13. Hearing your child pray. I wish I had written down some of my children’s prayers, like the one asking God to make everybody in the world happy.
14. Funny sayings. Back in the 1990s, Bill Cosby hosted an entertaining TV show called “Kids Say the Darndest Things”; this is because children -- and their innocence and bluntness -- can be funny! Every week there’s something one of my kids says that cracks me up or surprises me.
15. Watching your child dance. I especially appreciate watching young children dance who have no sense of rhythm. They don’t care; they throw caution to the wind and move and groove to their own beat. There’s something completely pure and beautiful about that.
16. No sibling fighting on long car trips. If you have perfect kids, then you don’t appreciate this as much as us who don’t have perfect kids.
17. Doing nothing. On one Mother’s Day, my husband asked me what I wanted to DO. I said, “I want to do nothing.” “Nothing?” he asked. “NOTHING,” I answered. My typical day is filled with kids, work, cleaning, driving, shopping, negotiating, exercising, etc. Every now and then we mothers appreciate the art of doing absolutely nothing. And sometimes, for the busy mom, it's hard work to do nothing.

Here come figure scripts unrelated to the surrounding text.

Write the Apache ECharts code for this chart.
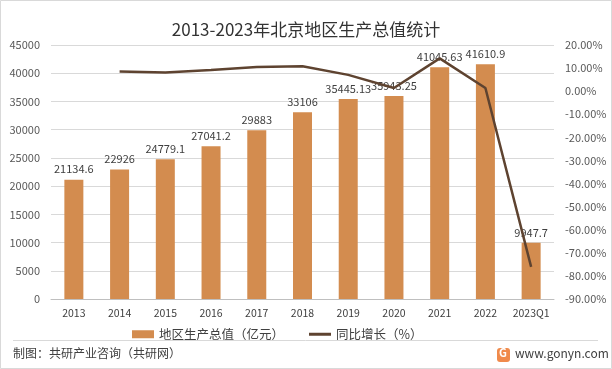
<!DOCTYPE html>
<html><head><meta charset="utf-8">
<script src="https://cdn.jsdelivr.net/npm/echarts@6/dist/echarts.min.js"></script>
<style>html,body{margin:0;padding:0;background:#fff}#c{width:612px;height:369px}</style>
</head><body><div id="c"></div>
<script>
const categories = ['2013','2014','2015','2016','2017','2018','2019','2020','2021','2022','2023Q1'];
const gdpValues = [21134.6, 22926, 24779.1, 27041.2, 29883, 33106, 35445.13, 35943.25, 41045.63, 41610.9, 9947.7];
const growthValues = [null, 8.47, 8.08, 9.13, 10.50, 10.78, 7.07, 1.41, 14.20, 1.38, -76.09];
const leftTicks = {min: 0, max: 45000, interval: 5000};
const rightTicks = {min: -90, max: 20, interval: 10};

const font = '"Noto Sans CJK SC", "Noto Sans", sans-serif';
const chart = echarts.init(document.getElementById('c'));
chart.setOption({
  animation: false,
  backgroundColor: '#fff',
  title: {
    text: '2013-2023年北京地区生产总值统计',
    left: 'center', top: 16,
    textStyle: {fontFamily: font, fontSize: 17, fontWeight: 'normal', color: '#333'}
  },
  grid: {left: 51, right: 58, top: 45, bottom: 70},
  legend: {
    top: 323, left: 127, itemGap: 25, itemWidth: 22, itemHeight: 8,
    textStyle: {fontFamily: font, fontSize: 12.5, color: '#404040'},
    data: [{name: '地区生产总值（亿元）', icon: 'rect'},
           {name: '同比增长（%）', icon: 'path://M0,0 L22,0 L22,3 L0,3 Z'}]
  },
  xAxis: {
    type: 'category', data: categories,
    axisLine: {lineStyle: {color: '#bfbfbf'}},
    axisTick: {show: false},
    axisLabel: {color: '#404040', fontSize: 10.5, fontFamily: font, margin: 9, interval: 0}
  },
  yAxis: [{
    type: 'value', min: leftTicks.min, max: leftTicks.max, interval: leftTicks.interval,
    axisLine: {show: false}, axisTick: {show: false},
    axisLabel: {color: '#595959', fontSize: 11, fontFamily: font, margin: 11, formatter: v => String(v)},
    splitLine: {lineStyle: {color: '#d9d9d9'}}
  }, {
    type: 'value', min: rightTicks.min, max: rightTicks.max, interval: rightTicks.interval,
    axisLine: {show: false}, axisTick: {show: false},
    axisLabel: {color: '#595959', fontSize: 11, fontFamily: font, margin: 11,
      formatter: v => v.toFixed(2) + '%'},
    splitLine: {show: false}
  }],
  series: [{
    name: '地区生产总值（亿元）', type: 'bar', data: gdpValues, barWidth: 19,
    itemStyle: {color: '#d38c4f'},
    label: {show: true, position: 'top', distance: 5, color: '#404040', fontSize: 11, fontFamily: font,
      formatter: p => String(p.value)}
  }, {
    name: '同比增长（%）', type: 'line', yAxisIndex: 1, data: growthValues,
    symbol: 'none', connectNulls: false,
    lineStyle: {color: '#5e4330', width: 2.5},
    itemStyle: {color: '#5e4330'}
  }],
  graphic: [
    {type: 'rect', shape: {x: 0.5, y: 0.5, width: 611, height: 368}, style: {fill: 'none', stroke: '#d9d9d9', lineWidth: 1}},
    {type: 'line', shape: {x1: 13, y1: 340.5, x2: 598, y2: 340.5}, style: {stroke: '#d9d9d9', lineWidth: 1}},
    {type: 'text', left: 13, top: 347, style: {text: '制图：共研产业咨询（共研网）', fill: '#404040', font: '12px ' + font}},
    {type: 'rect', shape: {x: 497, y: 348, width: 13, height: 14, r: 3}, style: {fill: '#f08a4b'}},
    {type: 'text', left: 499, top: 347, style: {text: 'G', fill: '#fff', font: 'bold 11px ' + font}},
    {type: 'text', left: 515, top: 347, style: {text: 'www.gonyn.com', fill: '#404040', font: '12px ' + font}}
  ]
});
</script></body></html>
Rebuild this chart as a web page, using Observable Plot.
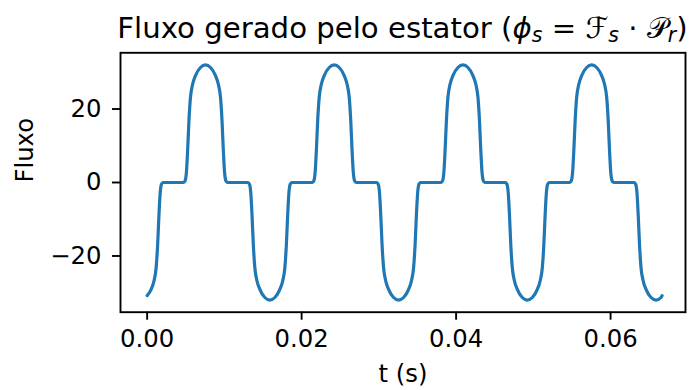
<!DOCTYPE html>
<html>
<head>
<meta charset="utf-8">
<script src="https://cdn.jsdelivr.net/npm/d3@7"></script>
<script src="https://cdn.jsdelivr.net/npm/@observablehq/plot@0.6"></script>
<style>
  html, body { margin: 0; padding: 0; background: #ffffff; }
  #wrap { position: relative; width: 689px; height: 390px; overflow: hidden; background: #ffffff; }
  #title {
    position: absolute; left: 0; top: 0; width: 805px; height: 40px;
    padding-top: 8px; line-height: 40px; text-align: center; white-space: nowrap;
    font-family: "DejaVu Sans", sans-serif; font-size: 29.2px; color: #000;
  }
  #title .it { font-style: italic; }
  #title .sub { font-size: 0.7em; position: relative; top: 0.22em; font-style: italic; }
  #title .cal { font-family: "DejaVu Sans", "DejaVu Serif", "Noto Sans", serif; }
  #chart { position: absolute; left: 0; top: 50px; }
</style>
</head>
<body>
<div id="wrap">
  <div id="title">Fluxo gerado pelo estator (<span class="it">ϕ</span><span class="sub">s</span> = <span class="cal">ℱ</span><span class="sub">s</span> · <span class="cal">𝒫</span><span class="sub">r</span>)</div>
  <div id="chart"></div>
</div>
<script>
// time (s)
const t = [
  0, 0.000515, 0.000904, 0.001163, 0.001357, 0.001525, 0.001681, 0.001849, 0.002043,
  0.004730, 0.004924, 0.005092, 0.005248, 0.005416, 0.005610, 0.005869, 0.006258, 0.006905, 0.007553,
  0.008201, 0.008848, 0.009237, 0.009496, 0.009690, 0.009858, 0.010014, 0.010182, 0.010376,
  0.013063, 0.013257, 0.013425, 0.013581, 0.013749, 0.013943, 0.014202, 0.014591, 0.015238, 0.015886,
  0.016534, 0.017181, 0.017570, 0.017829, 0.018023, 0.018191, 0.018347, 0.018515, 0.018709,
  0.021397, 0.021591, 0.021759, 0.021915, 0.022083, 0.022277, 0.022536, 0.022925, 0.023572, 0.024220,
  0.024868, 0.025515, 0.025904, 0.026163, 0.026357, 0.026525, 0.026681, 0.026849, 0.027043,
  0.029730, 0.029924, 0.030092, 0.030248, 0.030416, 0.030610, 0.030869, 0.031258, 0.031905, 0.032553,
  0.033201, 0.033848, 0.034237, 0.034496, 0.034690, 0.034858, 0.035014, 0.035182, 0.035376,
  0.038063, 0.038257, 0.038425, 0.038581, 0.038749, 0.038943, 0.039202, 0.039591, 0.040238, 0.040886,
  0.041534, 0.042181, 0.042570, 0.042829, 0.043023, 0.043191, 0.043347, 0.043515, 0.043709,
  0.046396, 0.046590, 0.046758, 0.046914, 0.047082, 0.047276, 0.047535, 0.047924, 0.048571, 0.049219,
  0.049867, 0.050514, 0.050903, 0.051162, 0.051356, 0.051524, 0.051680, 0.051848, 0.052042,
  0.054730, 0.054924, 0.055092, 0.055248, 0.055416, 0.055610, 0.055869, 0.056258, 0.056905, 0.057553,
  0.058201, 0.058848, 0.059237, 0.059496, 0.059690, 0.059858, 0.060014, 0.060182, 0.060376,
  0.063063, 0.063257, 0.063425, 0.063581, 0.063749, 0.063943, 0.064202, 0.064591, 0.065238, 0.065886,
  0.066534, 0.066667
];
// flux values
const fluxo = [
  -30.8, -29.1, -26.6, -23.2, -17, -9, -3, -0.5, 0,
  0, 0.5, 3, 9, 17, 23.2, 26.6, 29.1, 31.3, 32,
  31.3, 29.1, 26.6, 23.2, 17, 9, 3, 0.5, 0,
  0, -0.5, -3, -9, -17, -23.2, -26.6, -29.1, -31.3, -32,
  -31.3, -29.1, -26.6, -23.2, -17, -9, -3, -0.5, 0,
  0, 0.5, 3, 9, 17, 23.2, 26.6, 29.1, 31.3, 32,
  31.3, 29.1, 26.6, 23.2, 17, 9, 3, 0.5, 0,
  0, -0.5, -3, -9, -17, -23.2, -26.6, -29.1, -31.3, -32,
  -31.3, -29.1, -26.6, -23.2, -17, -9, -3, -0.5, 0,
  0, 0.5, 3, 9, 17, 23.2, 26.6, 29.1, 31.3, 32,
  31.3, 29.1, 26.6, 23.2, 17, 9, 3, 0.5, 0,
  0, -0.5, -3, -9, -17, -23.2, -26.6, -29.1, -31.3, -32,
  -31.3, -29.1, -26.6, -23.2, -17, -9, -3, -0.5, 0,
  0, 0.5, 3, 9, 17, 23.2, 26.6, 29.1, 31.3, 32,
  31.3, 29.1, 26.6, 23.2, 17, 9, 3, 0.5, 0,
  0, -0.5, -3, -9, -17, -23.2, -26.6, -29.1, -31.3, -32,
  -31.3, -30.8
];
const xTicks = [0, 0.02, 0.04, 0.06];
const yTicks = [-20, 0, 20];
const xLabel = "t (s)";
const yLabel = "Fluxo";

const data = t.map((d, i) => ({t: d, f: fluxo[i]}));

const chart = Plot.plot({
  width: 689,
  height: 340,
  marginTop: 2.3,
  marginBottom: 78.3,
  marginLeft: 120,
  marginRight: 4,
  style: {fontFamily: "DejaVu Sans", fontSize: "24.3px", color: "#000", background: "#fff", overflow: "visible"},
  x: {domain: [-0.00345, 0.0697]},
  y: {domain: [-35.3, 35.3]},
  marks: [
    Plot.axisX({ticks: xTicks, tickFormat: d3.format(".2f"), tickSize: 8, tickPadding: 10, strokeWidth: 1.9, label: null}),
    Plot.axisY({ticks: yTicks, tickFormat: d3.format("d"), tickSize: 8, tickPadding: 11, strokeWidth: 1.9, label: null}),
    Plot.line(data, {x: "t", y: "f", stroke: "#1f77b4", strokeWidth: 3.2, curve: "monotone-x"}),
    Plot.frame({stroke: "#000", strokeWidth: 1.9}),
    Plot.text([yLabel], {text: d => d, frameAnchor: "left", dx: -94.8, rotate: -90, fill: "#000"}),
    Plot.text([xLabel], {text: d => d, frameAnchor: "bottom", dy: 70, fill: "#000"})
  ]
});
document.getElementById("chart").appendChild(chart);
</script>
</body>
</html>
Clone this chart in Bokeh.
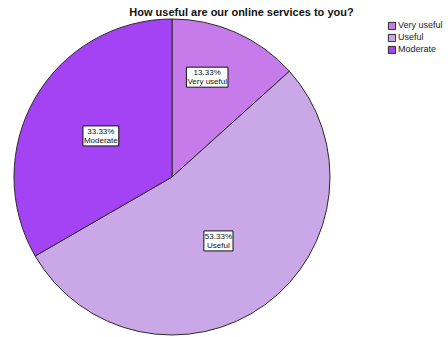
import math
from bokeh.plotting import figure
from bokeh.models import Range1d, ColumnDataSource, Label, Legend, LegendItem
from bokeh.core.properties import value
from bokeh.embed import file_html
from bokeh.resources import INLINE

# data
categories = ["Very useful", "Useful", "Moderate"]
percents = [13.33, 53.33, 33.33]
colors = ["#c77ae9", "#caa7e6", "#a443f4"]
title_text = "How useful are our online services to you?"

W, H = 448, 337
CX, CY, R = 171.5, H - 176.5, 158.0

p = figure(width=W, height=H, output_backend="svg", toolbar_location=None,
           x_range=Range1d(0, W), y_range=Range1d(0, H),
           min_border=0, outline_line_color=None)
p.axis.visible = False
p.grid.visible = False

total = sum(percents)
starts, ends, mids = [], [], []
cum = 0.0
for v in percents:
    a0 = math.pi / 2 - 2 * math.pi * cum / total
    cum += v
    a1 = math.pi / 2 - 2 * math.pi * cum / total
    starts.append(a0)
    ends.append(a1)
    mids.append((a0 + a1) / 2)

renderers = []
for i, c in enumerate(categories):
    src = ColumnDataSource(dict(x=[CX], y=[CY], s=[starts[i]], e=[ends[i]]))
    r = p.wedge(x="x", y="y", radius=R, start_angle="s", end_angle="e",
                direction="clock", fill_color=colors[i], line_color="#2a2a2a",
                line_width=1, source=src)
    renderers.append(r)

# labels
label_rfrac = [0.67, 0.5, 0.52]
label_shift = [0.08, 0.0, 0.0]
lx, ly, lt = [], [], []
for i, c in enumerate(categories):
    a = mids[i] + label_shift[i]
    rr = R * label_rfrac[i]
    lx.append(CX + rr * math.cos(a))
    ly.append(CY + rr * math.sin(a))
    lt.append(f"{percents[i]:.2f}%\n{c}")
lsrc = ColumnDataSource(dict(x=lx, y=ly, t=lt))
p.text(x="x", y="y", text="t", source=lsrc, text_align="center",
       text_baseline="middle", text_font=value("Liberation Sans"),
       text_font_size="8px", text_color="#111111", text_line_height=1.0,
       background_fill_color="white", border_line_color="#111111",
       border_line_width=1, padding=1)

# title
p.add_layout(Label(x=241, y=H - 11, x_units="screen", y_units="screen",
                   text=title_text, text_align="center", text_baseline="middle",
                   text_font="Liberation Sans", text_font_style="bold",
                   text_font_size="11px", text_color="#111111"))

legend = Legend(items=[LegendItem(label=c, renderers=[renderers[i]])
                       for i, c in enumerate(categories)],
                location=(387, H - 55), label_text_font="Liberation Sans",
                label_text_font_size="9px", label_text_color="#222222",
                glyph_width=9, glyph_height=9, label_height=12, spacing=0,
                padding=0, margin=0, label_standoff=2,
                border_line_color=None, background_fill_alpha=0)
p.add_layout(legend, "center")

open("out.html", "w").write(file_html(p, INLINE))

18. Quiet alone time. This one goes hand in hand with the above statement. Sitting in a quiet room is, well, quiet…and we like it.
19. A good book. I know many moms who treasure their reading time and who have, in fact, stayed up into the wee hours of the morning to finish a captivating book. We appreciate a fun book series. I’m willing to bet that many moms have read lately the Harry Potter, Twilight, Hunger Games, and/or Fifty Shades of Grey books. There's just something about reading fantasy while wearing sweatpants and no makeup.
20. A cup of coffee or hot tea. No need to elaborate. But, in case I did elaborate, I'd add: sipping a cup of coffee/tea while sitting in a comfortable chair. Being able to finish an entire cup without having to stand or speak is, well, glorious.
There's that famous book entitled "Don't Sweat the Small Stuff"; I believe moms should embrace them instead.